When mirroring the archive using the storage replayer tooling, we want both to go as fast as possible and not lose any object, or, if a problem occurs that prevent an object from being inserted in the destination storage, we want to be aware of it with a better communication channel than the logs of the process.
In order to make sure we do not insert invalid/corrupted objects, a mirroring session will have to use a ValidationProxyStorage step in the destination storage config.
Also, having a TenacityProxyStorage in the destination storage config pipeline makes sense; one does not want to not insert a batch of object when only one of them is invalid or fails to be inserted, and add a bit of resiliency in case of transient failures.
Currently, these 2 proxy storages do log insertion errors, but there is not mechanism to report in a consistent and persistent database the list of objects that failed to be inserted for some reason.

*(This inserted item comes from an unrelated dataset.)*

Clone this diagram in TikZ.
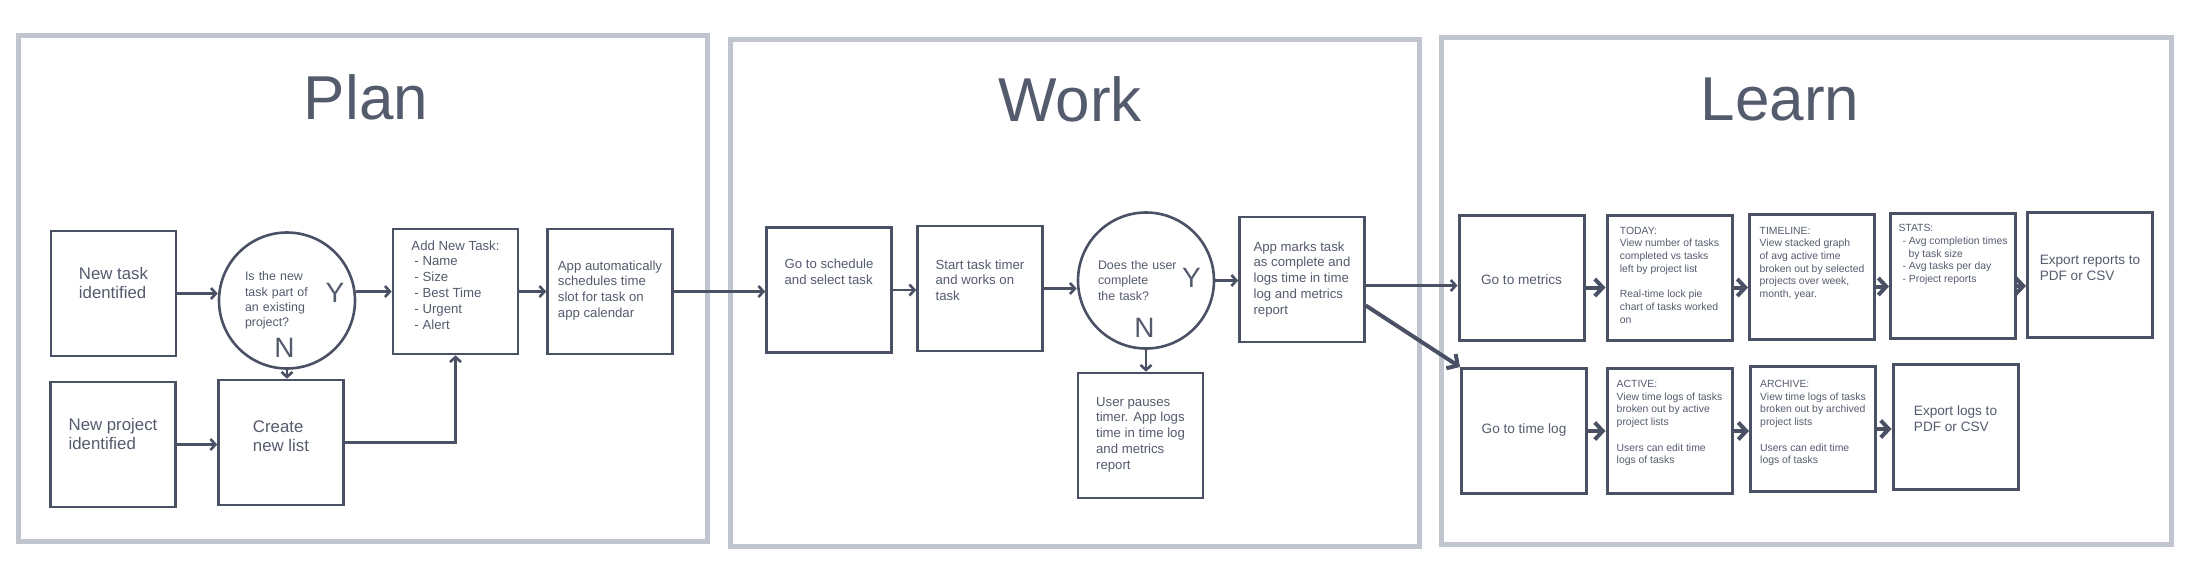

Ideally, the reported objects should be stored in a k/v like database, using a unique key as identifier, typically the swhid, the hash or something forged from the BaseModel.unique_key() (a bit like what is done in the kafka writer, but this later uses msgpack encoded keys, which makes them not very practical for a k/v store like redis). The value should be the kafka message so one can introspect the problem and possibly replay the insertion for these objects.
This task is about adding such a reporting mechanism.
Redis is probably good candidate to use as database backend for this reporting tool.